Voici ce que rapporta à ce sujet l'hebdomadaire La Revue Politique et Littéraire, le 13 août 1892, 

sous la plume de Jacques Normand :



"The Subaltern." 

Journal d’un officier anglais, 1813-1814. 



Je n’ai pas la prétention, non plus que notre auteur, d'ailleurs, d’entrer dans le détail de toutes les opérations qui eurent lieu autour de Bayonne. Le plan de Wellington, qui consistait à couper entièrement l'armée de Soult de la ville, après l’avoir attiré hors des travaux qu’il y avait élevés, était couronné de succès. Le maréchal se retirait sur Peyrehorade, puis sur Orthez, où, après une sanglante bataille, il commençait son admirable et savante retraite sur Toulouse.



Bayonne, qui était regardée avec raison comme le boulevard du Sud-Ouest en France, restait donc seule devant l’invasion, avec une garnison suffisante comme nombre, mais composée en grande partie de recrues inexpérimentées.
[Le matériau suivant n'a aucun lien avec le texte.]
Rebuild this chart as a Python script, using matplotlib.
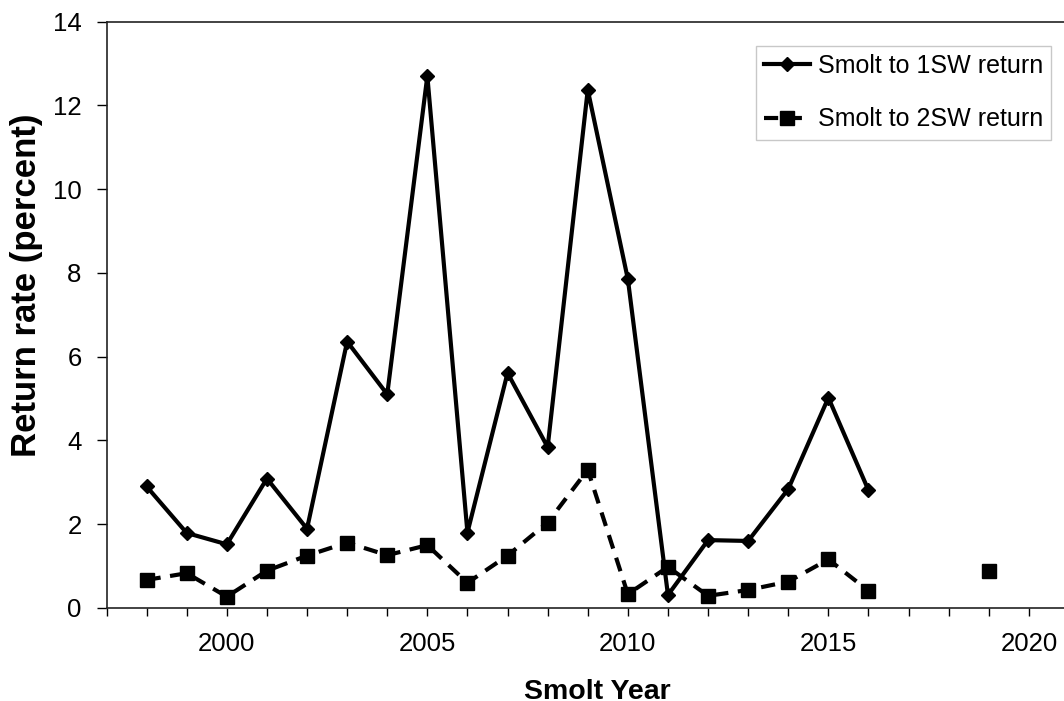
import matplotlib
matplotlib.use("Agg")
import matplotlib.pyplot as plt
import numpy as np
from matplotlib.ticker import MultipleLocator

years_1sw = list(range(1998, 2017))
return_1sw = [2.90, 1.79, 1.52, 3.09, 1.89, 6.36, 5.10, 12.70, 1.80, 5.61,
              3.84, 12.37, 7.85, 0.31, 1.62, 1.60, 2.84, 5.02, 2.81]

years_2sw = list(range(1998, 2020))
return_2sw = [0.67, 0.83, 0.27, 0.89, 1.25, 1.56, 1.26, 1.50, 0.60, 1.25,
              2.04, 3.30, 0.33, 0.98, 0.29, 0.43, 0.63, 1.16, 0.41,
              np.nan, np.nan, 0.89]

labels = ["Smolt to 1SW return", "Smolt to 2SW return"]


def main():
    plt.rcParams["font.family"] = ["Liberation Sans", "DejaVu Sans"]

    fig = plt.figure(figsize=(10.64, 7.01), dpi=100)
    ax = fig.add_axes([0.1001, 0.1327, 0.9046, 0.8366])

    ax.plot(years_1sw, return_1sw, color="black", linewidth=3, marker="D",
            markersize=6.8, label=labels[0])
    ax.plot(years_2sw, return_2sw, color="black", linewidth=3,
            linestyle=(0, (3.4, 2.3)), marker="s", markersize=9.5,
            label=labels[1])

    ax.set_xlim(1997, 2021)
    ax.set_ylim(0, 14)
    ax.xaxis.set_major_locator(MultipleLocator(5))
    ax.xaxis.set_minor_locator(MultipleLocator(1))
    ax.yaxis.set_major_locator(MultipleLocator(2))

    ax.tick_params(axis="x", which="both", direction="out", length=6, width=1,
                   labelsize=18.5, pad=11)
    ax.tick_params(axis="y", which="both", direction="out", length=7, width=1,
                   labelsize=18.5, pad=11)

    ax.spines["right"].set_visible(False)
    for side in ["left", "top", "bottom"]:
        ax.spines[side].set_linewidth(1.2)
        ax.spines[side].set_color("#222222")

    ax.set_xlabel("Smolt Year", fontsize=20.5, fontweight="bold")
    ax.set_ylabel("Return rate (percent)", fontsize=25, fontweight="bold")
    ax.xaxis.set_label_coords(0.5096, -0.121)
    ax.yaxis.set_label_coords(-0.066, 0.55)

    leg = ax.legend(loc="upper left", bbox_to_anchor=(756 / 1064, 1 - 46 / 701),
                    bbox_transform=fig.transFigure, borderaxespad=0,
                    fontsize=18, fancybox=False, framealpha=1,
                    edgecolor="#c8c8c8", borderpad=0.32, handlelength=1.85,
                    handletextpad=0.3, labelspacing=1.18)
    leg.get_frame().set_linewidth(1)

    fig.savefig("out.png", dpi=100)


if __name__ == "__main__":
    main()
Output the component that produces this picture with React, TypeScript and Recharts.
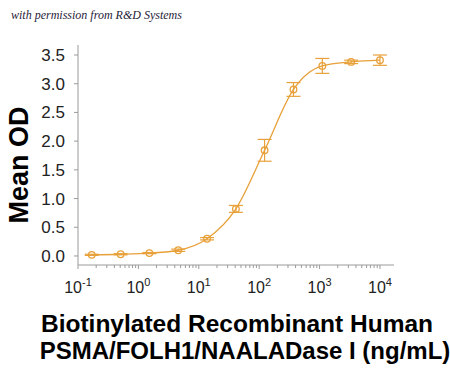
import React from "react";
import { ComposedChart, Line, XAxis, YAxis, ErrorBar } from "recharts";

const concentrations = [0.169, 0.508, 1.52, 4.57, 13.7, 41.2, 123, 370, 1111, 3333, 10000];
const meanOD = [0.02, 0.03, 0.05, 0.1, 0.3, 0.82, 1.84, 2.9, 3.31, 3.38, 3.41];
const errorOD = [0.01, 0.01, 0.01, 0.02, 0.02, 0.06, 0.19, 0.12, 0.13, 0.03, 0.09];

const yTicks = [0, 0.5, 1, 1.5, 2, 2.5, 3, 3.5];
const majorTicks = [0.1, 1, 10, 100, 1000, 10000];
const minorMultipliers = [2, 3, 4, 5, 6, 7, 8, 9];

const X_MAX = 17080;
const ORANGE = "#E8A13A";
const AXIS = "#9a9a9a";
const FONT = "'Liberation Sans', Arial, sans-serif";

const data = concentrations.map((c, i) => ({ x: c, y: meanOD[i], err: errorOD[i] }));

const xTicks: number[] = [];
majorTicks.forEach((m) => {
  xTicks.push(m);
  minorMultipliers.forEach((k) => {
    const v = m * k;
    if (v <= X_MAX) xTicks.push(v);
  });
});

const XTick = (props: any) => {
  const { x, y, payload } = props;
  const v = payload.value;
  const lg = Math.log10(v);
  const e = Math.round(lg);
  const major = Math.abs(lg - e) < 1e-6;
  return (
    <g>
      <line x1={x} x2={x} y1={y} y2={y + (major ? 4 : 3)} stroke={AXIS} strokeWidth={1} />
      {major && (
        <text x={x} y={y + 28} textAnchor="middle" fontSize={16} fill="#222" fontFamily={FONT}>
          <tspan>10</tspan>
          <tspan dy={-7} fontSize={11}>{String(e)}</tspan>
        </text>
      )}
    </g>
  );
};

const Dot = (props: any) => {
  const { cx, cy } = props;
  if (cx == null || cy == null) return null;
  return <circle cx={cx} cy={cy} r={3.3} fill="none" stroke={ORANGE} strokeWidth={1.3} />;
};

export default function App() {
  return (
    <div style={{ position: "absolute", left: 0, top: 0, width: 450, height: 368, background: "#fff" }}>
      <ComposedChart
        width={450}
        height={368}
        data={data}
        margin={{ top: 45, right: 56, left: 0, bottom: 73 }}
      >
        <XAxis
          dataKey="x"
          type="number"
          scale="log"
          domain={[0.1, X_MAX]}
          allowDataOverflow
          ticks={xTicks}
          interval={0}
          tick={<XTick />}
          tickLine={false}
          tickSize={0}
          tickMargin={0}
          height={30}
          axisLine={{ stroke: AXIS, strokeWidth: 1 }}
        />
        <YAxis
          type="number"
          domain={[-0.157, 3.674]}
          allowDataOverflow
          ticks={yTicks}
          interval={0}
          width={78}
          tickSize={4}
          tickMargin={9}
          tickFormatter={(v: number) => v.toFixed(1)}
          tick={{ fontSize: 17, fill: "#222", fontFamily: FONT }}
          tickLine={{ stroke: AXIS }}
          axisLine={{ stroke: AXIS, strokeWidth: 1 }}
        />
        <Line
          dataKey="y"
          type="monotone"
          stroke={ORANGE}
          strokeWidth={1.3}
          dot={<Dot />}
          activeDot={false}
          isAnimationActive={false}
        >
          <ErrorBar dataKey="err" width={7} stroke={ORANGE} strokeWidth={1.2} direction="y" />
        </Line>
      </ComposedChart>
      <svg
        width={450}
        height={368}
        style={{ position: "absolute", left: 0, top: 0, pointerEvents: "none" }}
      >
        <text x={11} y={19} fontSize={12} fontStyle="italic" fill="#1f2238" fontFamily="'Liberation Serif', 'DejaVu Serif', serif">
          with permission from R&amp;D Systems
        </text>
        <text
          transform="translate(28,165) rotate(-90)"
          textAnchor="middle"
          fontSize={27}
          fontWeight="bold"
          fill="#000"
          fontFamily={FONT}
        >
          Mean OD
        </text>
        <text x={237} y={332} textAnchor="middle" fontSize={24.5} fontWeight="bold" fill="#000" fontFamily={FONT}>
          Biotinylated Recombinant Human
        </text>
        <text x={245} y={359} textAnchor="middle" fontSize={24} fontWeight="bold" fill="#000" fontFamily={FONT}>
          PSMA/FOLH1/NAALADase I (ng/mL)
        </text>
      </svg>
    </div>
  );
}
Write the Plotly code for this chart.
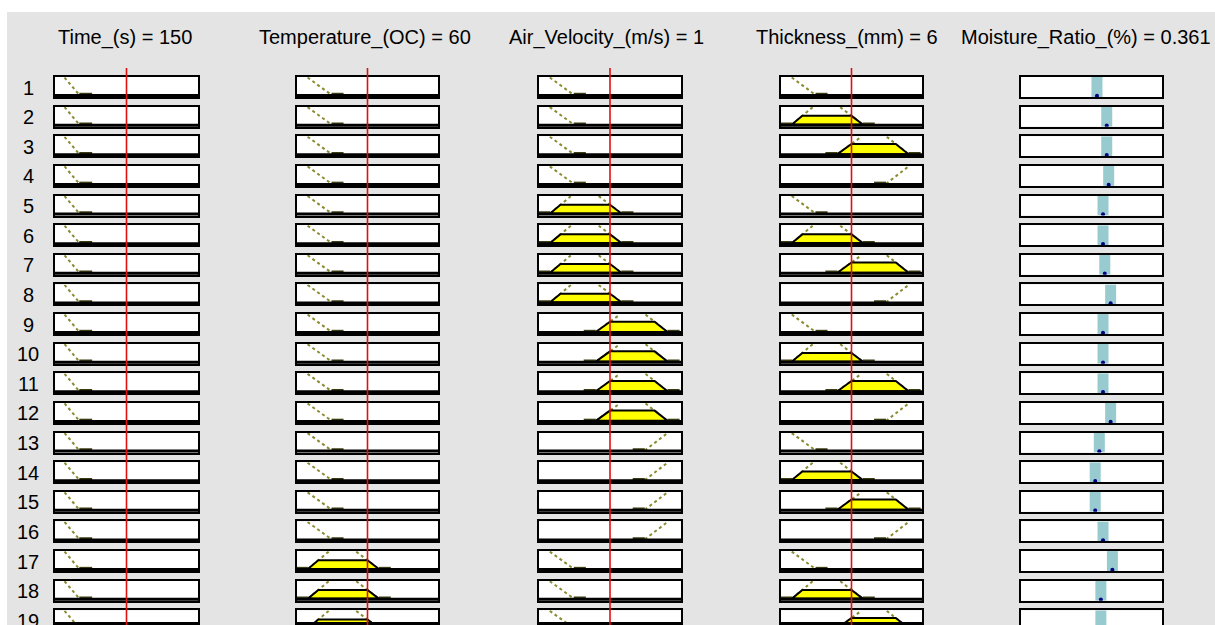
import plotly.graph_objects as go

W, H = 1215, 625

# ---------------- data ----------------
var_names = ["Time_(s)", "Temperature_(OC)", "Air_Velocity_(m/s)", "Thickness_(mm)"]
out_name = "Moisture_Ratio_(%)"

time_range = [0, 300]
temp_range = [40, 80]
air_range = [0, 2]
thick_range = [2, 10]
out_range = [0, 0.722]

input_values = [150, 60, 1, 6]
output_value = 0.361

time_mfs = {"low": [0, 0, 20, 51]}
temp_mfs = {"low": [40, 40, 43.0, 49.8], "medium": [43.1, 49.0, 56.8, 63.2],
            "medhigh": [56.0, 62.8, 70.0, 76.2], "high": [69.8, 76.2, 80, 80]}
air_mfs = {"low": [0, 0, 0.152, 0.49], "medium": [0.156, 0.45, 0.84, 1.16],
           "medhigh": [0.80, 1.14, 1.50, 1.81], "high": [1.49, 1.81, 2, 2]}
thick_mfs = {"low": [2, 2, 2.61, 3.96], "medium": [2.62, 3.80, 5.36, 6.64],
             "medhigh": [5.2, 6.56, 8.0, 9.24], "high": [7.96, 9.24, 10, 10]}
mf_tails = [27, 3.4, 0.17, 0.68]

rule_time = ["low"] * 19
rule_temp = ["low"] * 16 + ["medium"] * 3
rule_air = ["low"] * 4 + ["medium"] * 4 + ["medhigh"] * 4 + ["high"] * 4 + ["low"] * 3
rule_thick = ["low", "medium", "medhigh", "high"] * 4 + ["low", "medium", "medhigh"]
rule_out = [0.389, 0.439, 0.439, 0.449, 0.420, 0.420, 0.429, 0.459, 0.420, 0.420,
            0.420, 0.459, 0.401, 0.380, 0.380, 0.420, 0.468, 0.409, 0.409]
rule_labels = [str(i + 1) for i in range(19)]

ranges = [time_range, temp_range, air_range, thick_range]
mfsets = [time_mfs, temp_mfs, air_mfs, thick_mfs]
rules = [rule_time, rule_temp, rule_air, rule_thick]

# ---------------- layout geometry ----------------
col_left = [53, 295, 537, 779, 1019]
col_right = [200, 440, 683, 924, 1164]
title_shift = [-2, -3, -4, -5, -6]
row_top0, row_pitch, box_h = 75, 29.63, 24
YLO, YHI = -0.12, 1.03
BG = "#e4e4e4"
OLIVE = "#8a8a30"
TAIL = "#3c3c12"
BAR = "#98cbd0"
FONT = dict(family="Arial, Liberation Sans, sans-serif", size=20, color="black")


def trap(x, p):
    a, b, c, d = p
    if x < a or x > d:
        return 0.0
    if b <= x <= c:
        return 1.0
    if x < b:
        return (x - a) / (b - a)
    return (d - x) / (d - c)


fig = go.Figure()
layout = dict(width=W, height=H, margin=dict(l=0, r=0, t=0, b=0),
              paper_bgcolor=BG, plot_bgcolor="white", showlegend=False,
              shapes=[], annotations=[])

axis_common = dict(showgrid=False, zeroline=False, showticklabels=False, ticks="",
                   showline=True, mirror=True, linecolor="black", linewidth=2,
                   fixedrange=True)

n = 0
first_axis_of_col = {}
for r in range(19):
    top = row_top0 + r * row_pitch
    in_top = top + 2
    in_bot = top + box_h - 2
    ppu = (in_bot - in_top) / (YHI - YLO)
    if in_bot > H:
        vis_bot = H
        ylo = YHI - (vis_bot - in_top) / ppu
    else:
        vis_bot = in_bot
        ylo = YLO
    ydom = [1 - vis_bot / H, 1 - in_top / H]
    for c in range(5):
        n += 1
        xa = "x" if n == 1 else f"x{n}"
        ya = "y" if n == 1 else f"y{n}"
        xname = "xaxis" if n == 1 else f"xaxis{n}"
        yname = "yaxis" if n == 1 else f"yaxis{n}"
        xr = ranges[c] if c < 4 else out_range
        if r == 0:
            first_axis_of_col[c] = xa
        layout[xname] = dict(axis_common, domain=[(col_left[c] + 2) / W, (col_right[c] - 2) / W],
                             range=xr, anchor=ya)
        layout[yname] = dict(axis_common, domain=ydom, range=[ylo, YHI], anchor=xa)
        if c < 4:
            p = mfsets[c][rules[c][r]]
            a, b, cc, d = p
            rmin, rmax = xr
            tail = mf_tails[c]
            mu = trap(input_values[c], p)
            # membership function slopes
            lx, ly = [], []
            if b > a:
                lx += [a, b, None]
                ly += [0, 1, None]
            if d > cc:
                lx += [cc, d, None]
                ly += [1, 0, None]
            fig.add_trace(go.Scatter(x=lx, y=ly, mode="lines", xaxis=xa, yaxis=ya,
                                     line=dict(color=OLIVE, width=2, dash="dot"),
                                     hoverinfo="skip"))
            # near-zero tails
            tx, ty = [], []
            if a > rmin:
                tx += [max(rmin, a - tail), a, None]
                ty += [0.06, 0.06, None]
            if d < rmax:
                tx += [d, min(rmax, d + tail), None]
                ty += [0.06, 0.06, None]
            if tx:
                fig.add_trace(go.Scatter(x=tx, y=ty, mode="lines", xaxis=xa, yaxis=ya,
                                         line=dict(color=TAIL, width=2.2), hoverinfo="skip"))
            # clipped fill at membership degree
            if mu > 0:
                fx = [a, a + mu * (b - a), d - mu * (d - cc), d, a]
                fy = [0, mu, mu, 0, 0]
                fig.add_trace(go.Scatter(x=fx, y=fy, mode="lines", fill="toself",
                                         fillcolor="#ffff00", xaxis=xa, yaxis=ya,
                                         line=dict(color="black", width=2), hoverinfo="skip"))
            # thick bottom edge
            fig.add_trace(go.Scatter(x=[rmin, rmax], y=[ylo, ylo], mode="lines",
                                     xaxis=xa, yaxis=ya, line=dict(color="black", width=6),
                                     hoverinfo="skip"))
        else:
            v = rule_out[r]
            bw = 0.078 * (out_range[1] - out_range[0])
            fig.add_trace(go.Bar(x=[v], y=[YHI - YLO], base=[YLO], width=[bw],
                                 marker=dict(color=BAR, line=dict(width=0)),
                                 xaxis=xa, yaxis=ya, hoverinfo="skip"))
            fig.add_trace(go.Scatter(x=[v], y=[-0.05], mode="markers", xaxis=xa, yaxis=ya,
                                     marker=dict(color="#000080", size=4), hoverinfo="skip"))
    # row label
    layout["annotations"].append(dict(text=rule_labels[r], xref="paper", yref="paper",
                                      x=28 / W, y=1 - (top + 12.5) / H, showarrow=False,
                                      xanchor="center", yanchor="middle", font=FONT))

# white page margins (top / left strip)
layout["shapes"].append(dict(type="rect", xref="paper", yref="paper", x0=0, x1=1,
                             y0=1 - 12 / H, y1=1, fillcolor="white", line=dict(width=0),
                             layer="below"))
layout["shapes"].append(dict(type="rect", xref="paper", yref="paper", x0=0, x1=7 / W,
                             y0=0, y1=1, fillcolor="white", line=dict(width=0), layer="below"))

# red input indicator lines
for c in range(4):
    layout["shapes"].append(dict(type="line", xref=first_axis_of_col[c], yref="paper",
                                 x0=input_values[c], x1=input_values[c], y0=0, y1=1 - 68 / H,
                                 line=dict(color="#e01010", width=1.6), layer="above"))

# column titles
titles = [f"{var_names[i]} = {input_values[i]}" for i in range(4)] + [f"{out_name} = {output_value}"]
for c in range(5):
    cx = (col_left[c] + col_right[c]) / 2 + title_shift[c]
    layout["annotations"].append(dict(text=titles[c], xref="paper", yref="paper",
                                      x=cx / W, y=1 - 37 / H, showarrow=False,
                                      xanchor="center", yanchor="middle", font=FONT))

fig.update_layout(**layout)
fig.write_html("out.html")
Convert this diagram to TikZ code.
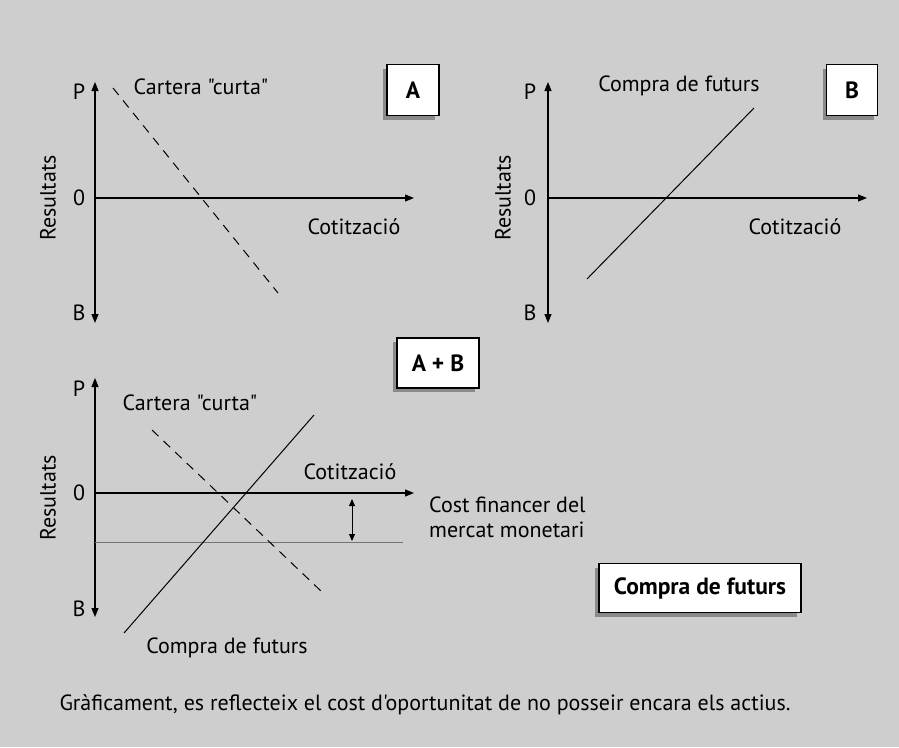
\documentclass[tikz,border=0pt]{standalone}
\usepackage{fontspec}
\setmainfont{PT Sans}[Ligatures=TeXOff]
\usetikzlibrary{arrows.meta,shadows}
\definecolor{bg}{HTML}{CECECE}
\definecolor{shad}{HTML}{8A8A8A}
\begin{document}
\begin{tikzpicture}[x=1pt,y=-1pt,
  lbl/.style={font=\fontsize{22}{24}\selectfont, inner sep=0pt},
  axis/.style={line width=1.1pt, -{Triangle[length=9pt,width=7pt]}},
  curve/.style={line width=1pt},
  dashcurve/.style={line width=1pt, dash pattern=on 9pt off 7pt},
  tagbox/.style={draw, line width=1.3pt, fill=white, font=\fontsize{23.5}{25}\selectfont\bfseries,
     copy shadow={shadow xshift=-4pt, shadow yshift=-4pt, fill=shad, draw=none}},
]
\fill[bg] (0,0) rectangle (899,747);
\useasboundingbox (0,0) rectangle (899,747);

% ---------- Panel A ----------
\coordinate (aO) at (95,198);
\coordinate (aT) at (95,82);
\coordinate (aB) at (95,323);
\coordinate (aR) at (414,198);
\draw[axis] (aO) -- (aT);
\draw[axis] (aO) -- (aB);
\draw[axis] (aO) -- (aR);
\node[lbl] (aP) at (79,92) {P};
\node[lbl] (a0) at (79,198) {0};
\node[lbl] (aBl) at (79,313) {B};
\node[lbl, rotate=90] (aRes) at (48,198) {Resultats};
\node[lbl] (aCot) at (354,227) {Cotització};
\node[lbl] (aCart) at (201,87) {Cartera "curta"};
\coordinate (aD1) at (113,88);
\coordinate (aD2) at (278,293);
\draw[dashcurve] (aD1) -- (aD2);
\node[tagbox, minimum width=52pt, minimum height=51pt] (boxA) at (413,90) {A};

% ---------- Panel B ----------
\coordinate (bO) at (548,198);
\coordinate (bT) at (548,82);
\coordinate (bB) at (548,323);
\coordinate (bR) at (867,198);
\draw[axis] (bO) -- (bT);
\draw[axis] (bO) -- (bB);
\draw[axis] (bO) -- (bR);
\node[lbl] (bP) at (530,92) {P};
\node[lbl] (b0) at (530,198) {0};
\node[lbl] (bBl) at (530,313) {B};
\node[lbl, rotate=90] (bRes) at (503,198) {Resultats};
\node[lbl] (bCot) at (795,227) {Cotització};
\node[lbl] (bComp) at (679,86) {Compra de futurs};
\coordinate (bL1) at (587,279);
\coordinate (bL2) at (754,108);
\draw[curve] (bL1) -- (bL2);
\node[tagbox, minimum width=51pt, minimum height=51pt] (boxB) at (852,90) {B};

% ---------- Panel A+B ----------
\coordinate (cO) at (95,493);
\coordinate (cT) at (95,378);
\coordinate (cB) at (95,617);
\coordinate (cR) at (414,493);
\draw[axis] (cO) -- (cT);
\draw[axis] (cO) -- (cB);
\draw[axis] (cO) -- (cR);
\node[lbl] (cP) at (79,389) {P};
\node[lbl] (c0) at (79,493) {0};
\node[lbl] (cBl) at (79,609) {B};
\node[lbl, rotate=90] (cRes) at (48,498) {Resultats};
\node[lbl] (cCart) at (190,403) {Cartera "curta"};
\node[lbl] (cCot) at (350,472) {Cotització};
\node[lbl, anchor=west] (cCost1) at (429,505) {Cost financer del};
\node[lbl, anchor=west] (cCost2) at (429,530) {mercat monetari};
\node[lbl] (cComp) at (227,648) {Compra de futurs};
\coordinate (cG1) at (95,542);
\coordinate (cG2) at (403,542);
\draw[line width=0.8pt, draw=black!55] (cG1) -- (cG2);
\coordinate (cA1) at (352,499);
\coordinate (cA2) at (352,541);
\draw[line width=1pt, {Triangle[length=7pt,width=6pt]}-{Triangle[length=7pt,width=6pt]}] (cA1) -- (cA2);
\coordinate (cL1) at (124,633);
\coordinate (cL2) at (314,415);
\draw[curve] (cL1) -- (cL2);
\coordinate (cD1) at (152,430);
\coordinate (cD2) at (322,592);
\draw[dashcurve] (cD1) -- (cD2);
\node[tagbox, minimum width=82pt, minimum height=50pt] (boxAB) at (438,363) {A + B};
\node[tagbox, minimum width=202pt, minimum height=49pt] (boxComp) at (700,588) {Compra de futurs};

% ---------- Caption ----------
\node[lbl] (caption) at (425,705) {Gràficament, es reflecteix el cost d'oportunitat de no posseir encara els actius.};
\end{tikzpicture}
\end{document}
Soult, d'ailleurs, avait mis les fortifications en excellent état et avait confié le commandement en chef au général baron Thouvenot, un officier expérimenté et énergique, qui s’était déjà distingué par sa défense de Burgos.



général guerre napoléon
GENERAL PIERRE THOUVENOT



La première opération que durent entreprendre les alliés pour investir la ville fut de s’emparer de la rive droite de l’Adour. Il fallait pour cela faire traverser le fleuve à un détachement d'infanterie, afin de protéger le pont que lord Wellington avait résolu d’établir. Le passage se fit sans encombre, sur des radeaux improvisés.



Ce pont sur l’Adour devait être formé de chasse-marées, de petits navires et de bateaux plats, recouverts transversalement par des planches de sapins et reliés entre eux avec des cables solides. Ces navires, réunis à Socoa, attendaient un bon vent pour faire leur entrée dans l’Adour. On sait combien cette entrée est difficile dès que la mer devient un peu forte, et cela est fréquent dans le golfe de Gascogne. La "barre" est une des promenades les plus fréquentées par les baigneurs de Biarritz, et à juste titre, car il est difficile de voir une lutte de flots plus belle. Par les gros temps, le spectacle est saisissant.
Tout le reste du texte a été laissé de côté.